Marta is a touch adversarial and intent on being original. Raised in communist Hungary with limited personal freedoms, she escaped with my father in 1974 to come to Canada where she could be free. Where I would grow up. That’s how my mama raised me … you can probably tell now why I’m #unapologetic by nature. Needless to say, when I look at these three women, all of whom were progressive and envelope pushers in their own ways, for their own times, I can’t help but want to honour them with a writing project, and pay homage to the lineage they laid down for me and the next generation.
For 28 years I was wrong. I loved these women, but I didn’t see them as powerful. I was frustrated in my youth that they weren’t career focused, disappointed that they had not gone to get themselves a post-secondary education, and disempowered by their leadership in the domestic arena. My naive and rebellious feminism couldn’t have been more wrong about them.
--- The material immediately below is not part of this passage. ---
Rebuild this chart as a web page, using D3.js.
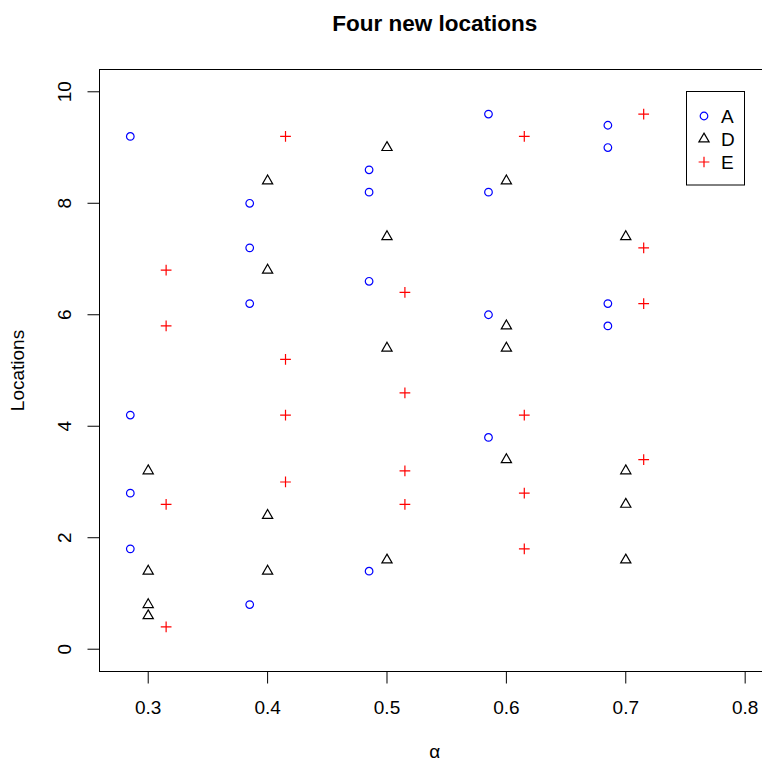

My mother, my grandmother and my great granny are incredible, amazing women. When I think about them today I’m immediately brought to tears. They inspire me and their strength and resilience is a part of me. They are hilariously funny, sarcastic and cynical. They never give up even when they have every reason or right to do so. They’re fiercely stubborn in the most beautiful way that get’s shit done against the odds. And they’re pure love. Loving, caring and courageous women. They’ve lived through world wars, revolutions, political dissension, marriages, divorces, and life transitions. They have held their head high when their social circumstances would denounce them. I don’t know how they did it, and how they keep doing it. I love these women, I admire them, and I am so honoured to have come from them. Just thinking of them evokes delight and wonder. My mother(s).